Mike Ashley was also one of the named billionaires. Poor Mike only has a couple of billion, so he is not a very big billionaire. But he still gets into the list because of the bad publicity he has garnered over the last few years as the boss of Sports Direct. His company has been at the forefront of promoting the use of zero hours contracts, and has been fined for paying staff an effective wage which was lower than the legal national minimum. Jeff Bezos, a far wealthier billionaire than ‘poor’ Mike Ashley, does not make it on to Corbyn’s list of excessively rich people. Bezos’s staff at Amazon warehouses are arguably just as badly exploited as Ashley’s Sports Direct employees. But you only need one bogey man to illustrate your point. Exploitative employer chosen – and Corbyn has ticked that box.
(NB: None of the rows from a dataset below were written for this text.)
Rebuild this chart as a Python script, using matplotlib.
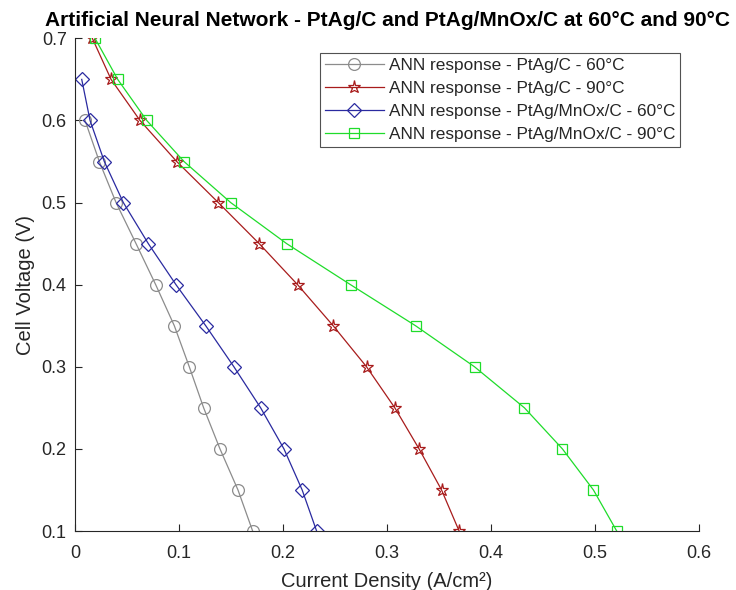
import matplotlib
matplotlib.use("Agg")
import matplotlib.pyplot as plt

# cell voltage steps (V)
v_ptag_60 = [0.6, 0.55, 0.5, 0.45, 0.4, 0.35, 0.3, 0.25, 0.2, 0.15, 0.1]
v_mnox_60 = [0.65, 0.6, 0.55, 0.5, 0.45, 0.4, 0.35, 0.3, 0.25, 0.2, 0.15, 0.1]
v_90 = [0.7, 0.65, 0.6, 0.55, 0.5, 0.45, 0.4, 0.35, 0.3, 0.25, 0.2, 0.15, 0.1]

# ANN predicted current density (A/cm2)
j_ptag_60 = [0.0096, 0.0233, 0.0394, 0.0586, 0.0775, 0.0954, 0.1098, 0.1236, 0.1393, 0.1566, 0.1707]
j_ptag_90 = [0.0166, 0.0346, 0.0624, 0.0977, 0.1377, 0.177, 0.2139, 0.2481, 0.2802, 0.3074, 0.3307, 0.3523, 0.3692]
j_mnox_60 = [0.0064, 0.0144, 0.0281, 0.0464, 0.0704, 0.097, 0.1256, 0.1527, 0.1784, 0.2008, 0.2183, 0.2322]
j_mnox_90 = [0.0192, 0.041, 0.0689, 0.1047, 0.1496, 0.2034, 0.2648, 0.3273, 0.384, 0.432, 0.4685, 0.4983, 0.5207]

labels = ["ANN response - PtAg/C - 60°C", "ANN response - PtAg/C - 90°C",
          "ANN response - PtAg/MnOx/C - 60°C", "ANN response - PtAg/MnOx/C - 90°C"]

plt.rcParams["font.family"] = ["Liberation Sans", "DejaVu Sans"]
txt = "#262626"

fig = plt.figure(figsize=(7.36, 5.9), dpi=100)
ax = fig.add_axes([0.102, 0.10, 0.848, 0.835])

ax.plot(j_ptag_60, v_ptag_60, "-o", color="#8c8c8c", lw=0.9, ms=8.5, mfc="none", mew=0.9, label=labels[0])
ax.plot(j_ptag_90, v_90, "-*", color="#a81c1c", lw=0.9, ms=9.5, mfc="none", mew=0.9, label=labels[1])
ax.plot(j_mnox_60, v_mnox_60, "-D", color="#2a2aa0", lw=0.9, ms=6.8, mfc="none", mew=0.9, label=labels[2])
ax.plot(j_mnox_90, v_90, "-s", color="#1fdc2a", lw=0.9, ms=7, mfc="none", mew=0.9, label=labels[3])

ax.set_xlim(0, 0.6)
ax.set_ylim(0.1, 0.7)
ax.set_xticks([0, 0.1, 0.2, 0.3, 0.4, 0.5, 0.6])
ax.set_xticklabels(["0", "0.1", "0.2", "0.3", "0.4", "0.5", "0.6"])
ax.set_yticks([0.1, 0.2, 0.3, 0.4, 0.5, 0.6, 0.7])
ax.set_yticklabels(["0.1", "0.2", "0.3", "0.4", "0.5", "0.6", "0.7"])

for side in ["top", "right"]:
    ax.spines[side].set_visible(False)
for side in ["left", "bottom"]:
    ax.spines[side].set_color(txt)
    ax.spines[side].set_linewidth(0.8)
ax.tick_params(direction="in", length=5, width=0.8, colors=txt, labelsize=13)
ax.tick_params(axis="x", pad=10)
ax.tick_params(axis="y", pad=6)

ax.set_xlabel("Current Density (A/cm²)", fontsize=14.5, color=txt, labelpad=7)
ax.set_ylabel("Cell Voltage (V)", fontsize=14.5, color=txt, labelpad=5)
ax.set_title("Artificial Neural Network - PtAg/C and PtAg/MnOx/C at 60°C and 90°C",
             fontsize=15, fontweight="bold", color="black", pad=9)

leg = ax.legend(loc="upper right", bbox_to_anchor=(0.970, 0.970), borderaxespad=0,
                fontsize=12.4, frameon=True, fancybox=False, edgecolor=txt,
                handlelength=3.4, borderpad=0.3, labelspacing=0.45, handletextpad=0.3)
leg.get_frame().set_linewidth(0.8)
for t in leg.get_texts():
    t.set_color(txt)

fig.savefig("out.png", dpi=100)
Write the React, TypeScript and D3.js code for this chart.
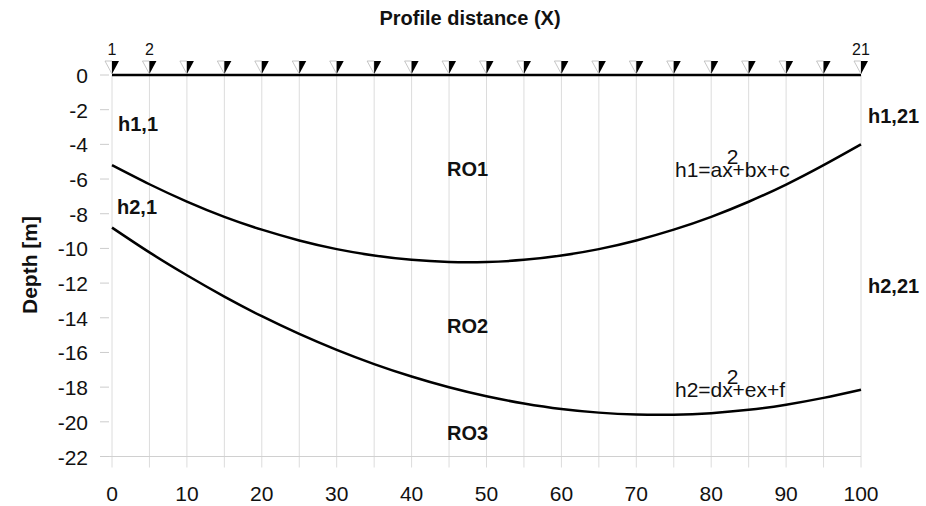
import React from 'react';
import * as d3 from 'd3';

// profile positions (x) and the two boundary depths
const xs = [0, 5, 10, 15, 20, 25, 30, 35, 40, 45, 50, 55, 60, 65, 70, 75, 80, 85, 90, 95, 100];
const h1 = [-5.2, -6.3, -7.3, -8.18, -8.92, -9.54, -10.04, -10.41, -10.66, -10.78, -10.78, -10.66, -10.41, -10.04, -9.54, -8.92, -8.18, -7.31, -6.32, -5.2, -4.0];
const h2 = [-8.8, -10.23, -11.55, -12.78, -13.91, -14.93, -15.85, -16.67, -17.39, -18.01, -18.53, -18.94, -19.26, -19.47, -19.58, -19.59, -19.5, -19.31, -19.01, -18.62, -18.15];
const xTicks = [0, 10, 20, 30, 40, 50, 60, 70, 80, 90, 100];
const yTicks = [0, -2, -4, -6, -8, -10, -12, -14, -16, -18, -20, -22];
const stationLabels = [
  { x: 0, label: '1' },
  { x: 5, label: '2' },
  { x: 100, label: '21' },
];

const W = 926;
const H = 506;
const font = '"Liberation Sans", Arial, sans-serif';

export default function App() {
  const x = d3.scaleLinear().domain([0, 100]).range([112, 861]);
  const y = d3.scaleLinear().domain([0, -22]).range([75, 456.5]);

  const line = d3
    .line<number>()
    .x((_, i) => x(xs[i]))
    .y((d) => y(d))
    .curve(d3.curveNatural);

  const bottom = y(-22);
  const top = y(0);

  return (
    <svg width={W} height={H} style={{ position: 'absolute', left: 0, top: 0, background: '#fff' }} fontFamily={font}>
      {/* vertical grid */}
      {xs.map((v) => (
        <line key={'g' + v} x1={x(v)} x2={x(v)} y1={top} y2={bottom + 11} stroke="#dcdcdc" strokeWidth={1} />
      ))}
      <line x1={100} x2={x(100)} y1={bottom} y2={bottom} stroke="#d0d0d0" strokeWidth={1.2} />
      {yTicks.map((v) => (
        <g key={'y' + v}>
          <line x1={100} x2={109} y1={y(v)} y2={y(v)} stroke="#cccccc" strokeWidth={1} />
          <text x={88} y={y(v) + 8} textAnchor="end" fontSize={21} fill="#111">
            {v}
          </text>
        </g>
      ))}
      {xTicks.map((v) => (
        <text key={'x' + v} x={x(v)} y={501} textAnchor="middle" fontSize={21} fill="#111">
          {v}
        </text>
      ))}

      {/* surface line and stations */}
      <line x1={x(0)} x2={x(100)} y1={top} y2={top} stroke="#000" strokeWidth={2.5} />
      {xs.map((v) => {
        const px = x(v);
        return (
          <g key={'s' + v}>
            <path d={`M${px - 7},61 L${px},61 L${px},74 Z`} fill="#fff" stroke="#b8b8b8" strokeWidth={0.8} />
            <path d={`M${px},61 L${px + 7},61 L${px},74 Z`} fill="#000" />
          </g>
        );
      })}
      {stationLabels.map((s) => (
        <text key={'l' + s.label} x={x(s.x)} y={55} textAnchor="middle" fontSize={16} fill="#111">
          {s.label}
        </text>
      ))}

      {/* boundaries */}
      <path d={line(h1) || ''} fill="none" stroke="#000" strokeWidth={2.5} />
      <path d={line(h2) || ''} fill="none" stroke="#000" strokeWidth={2.5} />

      {/* labels */}
      <g fontWeight="bold" fontSize={20} fill="#111">
        <text x={118} y={131}>h1,1</text>
        <text x={117} y={214}>h2,1</text>
        <text x={868} y={123}>h1,21</text>
        <text x={868} y={293}>h2,21</text>
        <text x={447} y={176}>RO1</text>
        <text x={447} y={333}>RO2</text>
        <text x={447} y={440}>RO3</text>
      </g>
      <g fontSize={21} fill="#111">
        <text x={675} y={177}>
          h1=ax<tspan dx={-6} dy={-13}>2</tspan>
          <tspan dx={-6} dy={13}>+bx+c</tspan>
        </text>
        <text x={675} y={397}>
          h2=dx<tspan dx={-6} dy={-13}>2</tspan>
          <tspan dx={-6} dy={13}>+ex+f</tspan>
        </text>
      </g>

      <text x={470} y={25} textAnchor="middle" fontWeight="bold" fontSize={20} fill="#111">
        Profile distance (X)
      </text>
      <text
        transform={`translate(37,265) rotate(-90)`}
        textAnchor="middle"
        fontWeight="bold"
        fontSize={21}
        fill="#111"
      >
        Depth [m]
      </text>
    </svg>
  );
}
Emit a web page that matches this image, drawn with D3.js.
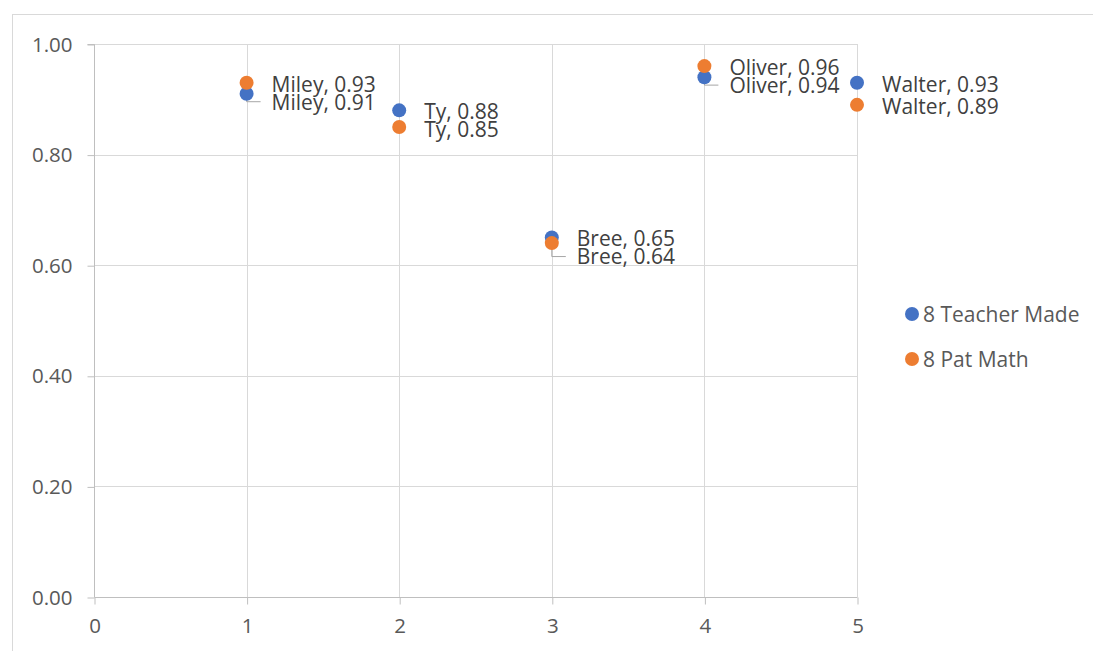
<!DOCTYPE html>
<html>
<head>
<meta charset="utf-8">
<script src="https://cdn.jsdelivr.net/npm/d3@7"></script>
<style>
  html, body { margin: 0; padding: 0; background: #fff; }
  svg { display: block; font-family: "Open Sans", sans-serif; }
</style>
</head>
<body>
<svg id="chart" width="1093" height="651"></svg>
<script>
// ---- data ----
const names = ["Miley", "Ty", "Bree", "Oliver", "Walter"];
const xValues = [1, 2, 3, 4, 5];
const teacherMade = [0.91, 0.88, 0.65, 0.94, 0.93];
const patMath = [0.93, 0.85, 0.64, 0.96, 0.89];
const seriesNames = ["8 Teacher Made", "8 Pat Math"];
const seriesColors = ["#4472C4", "#ED7D31"];
const xTicks = [0, 1, 2, 3, 4, 5];
const yTicks = [0, 0.2, 0.4, 0.6, 0.8, 1.0];

// ---- layout ----
const svg = d3.select("#chart");
const W = 1093, H = 651;
const plot = { left: 94, right: 857, top: 44, bottom: 597 };
const FONT = "'Open Sans', sans-serif";

svg.append("rect").attr("x", 12.5).attr("y", 14.5).attr("width", W + 20).attr("height", H + 20)
  .attr("fill", "#fff").attr("stroke", "#d9d9d9").attr("stroke-width", 1);

const x = d3.scaleLinear().domain([0, 5]).range([plot.left, plot.right]);
const y = d3.scaleLinear().domain([0, 1]).range([plot.bottom, plot.top]);

// gridlines
const grid = svg.append("g");
grid.selectAll("line.h").data(yTicks.filter(d => d > 0)).join("line")
  .attr("x1", plot.left).attr("x2", plot.right)
  .attr("y1", d => Math.round(y(d)) + 0.5).attr("y2", d => Math.round(y(d)) + 0.5)
  .attr("stroke", "#d9d9d9").attr("stroke-width", 1);
grid.selectAll("line.v").data(xTicks.filter(d => d > 0)).join("line")
  .attr("y1", plot.top).attr("y2", plot.bottom)
  .attr("x1", d => Math.round(x(d)) + 0.5).attr("x2", d => Math.round(x(d)) + 0.5)
  .attr("stroke", "#d9d9d9").attr("stroke-width", 1);

// axes
const yAxis = d3.axisLeft(y).tickValues(yTicks).tickFormat(d3.format(".2f")).tickSize(7).tickPadding(15);
const xAxis = d3.axisBottom(x).tickValues(xTicks).tickFormat(d3.format("d")).tickSize(7).tickPadding(14);

const gy = svg.append("g").attr("transform", `translate(${plot.left + 0.5},0.5)`).call(yAxis);
const gx = svg.append("g").attr("transform", `translate(0.5,${plot.bottom + 0.5})`).call(xAxis);
[gx, gy].forEach(g => {
  g.select(".domain").attr("stroke", "#bfbfbf");
  g.selectAll(".tick line").attr("stroke", "#bfbfbf");
  g.selectAll(".tick text").attr("fill", "#595959").attr("font-size", 20.5).attr("font-family", FONT);
});
gy.select(".domain").attr("d", `M-7,${y(1)}H0V${y(0)}`);
gx.select(".domain").attr("d", `M${x(0)},0H${x(5)}`);

// points + labels
const series = [teacherMade, patMath];
const pts = [];
series.forEach((vals, si) => {
  vals.forEach((v, i) => {
    pts.push({ si, name: names[i], xv: xValues[i], v, px: x(xValues[i]), py: y(v) });
  });
});

// label layout: right of point, push down overlapping ones in each column
const minGap = 18;
d3.groups(pts, d => d.xv).forEach(([, grp]) => {
  grp.sort((a, b) => a.py - b.py);
  let last = -Infinity;
  grp.forEach(p => {
    p.ly = Math.max(p.py, last + minGap);
    last = p.ly;
  });
});

const labelOffset = 25;
// leader lines
svg.append("g").selectAll("path").data(pts.filter(p => p.ly - p.py > 3)).join("path")
  .attr("d", p => `M${p.px},${p.py}V${p.ly + 1}H${p.px + 14}`)
  .attr("fill", "none").attr("stroke", "#a6a6a6").attr("stroke-width", 1);

svg.append("g").selectAll("circle").data(pts).join("circle")
  .attr("cx", p => p.px).attr("cy", p => p.py).attr("r", 7)
  .attr("fill", p => seriesColors[p.si]);

svg.append("g").selectAll("text").data(pts).join("text")
  .attr("x", p => p.px + labelOffset).attr("y", p => p.ly + 1.5)
  .attr("dy", "0.35em")
  .attr("font-size", 21).attr("fill", "#404040")
  .text(p => `${p.name}, ${p.v.toFixed(2)}`);

// legend
const lg = svg.append("g").selectAll("g").data(seriesNames).join("g")
  .attr("transform", (d, i) => `translate(912,${314 + i * 45})`);
lg.append("circle").attr("r", 7).attr("fill", (d, i) => seriesColors[i]);
lg.append("text").attr("x", 11).attr("y", 1).attr("dy", "0.35em").attr("font-size", 21)
  .attr("fill", "#595959").text(d => d);
</script>
</body>
</html>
Then there is the Duke of Westminster. Don’t get me started. The Westminster family paid zero inheritance tax when his father died. Hugh Grosvenor became the biggest landlord in the UK (with the possible exception of the Queen). He now owns billions of pounds worth of property in Mayfair and Belgravia and lives off the proceeds of his ancestors’ accumulation of property.

And finally Jeremy’s list included Rupert Murdoch, the billionaire who uses his wealth to exercise political influence, and reserves his greatest venom for political views which he considers threaten his vested interests.

But for all the harumph and bluster, picking out individual hate figures is an exercise in concealing the Labour Party’s determination not to significantly interfere with the ability of exploiters to exploit. They want to address the most egregious examples of exploitation, and at the same time defend a system based entirely on exploitation.

The Labour Party once claimed to want to renationalise the railways (and other privatised utilities). Now they say they want to ‘bring them back into public ownership’ by waiting until their franchises expire. And any re-nationalisation of the other utilities includes generous compensation for the current owners. Their reward for milking the captive consumers they have been ripping off for years is – to get their money back. So their capital remains intact and can be moved to another sector. They can continue reaping the rewards of owning vast fortunes and not having to sell their labour for a living.

The right-wing of the Labour Party want to declare themselves the ‘party of Remain’. For the working class the Labour Party is the ‘party of Maintain’. They want to maintain capitalism, maintain exploitation, and maintain capitalist profits, by tweaking its worst excesses in order to save it.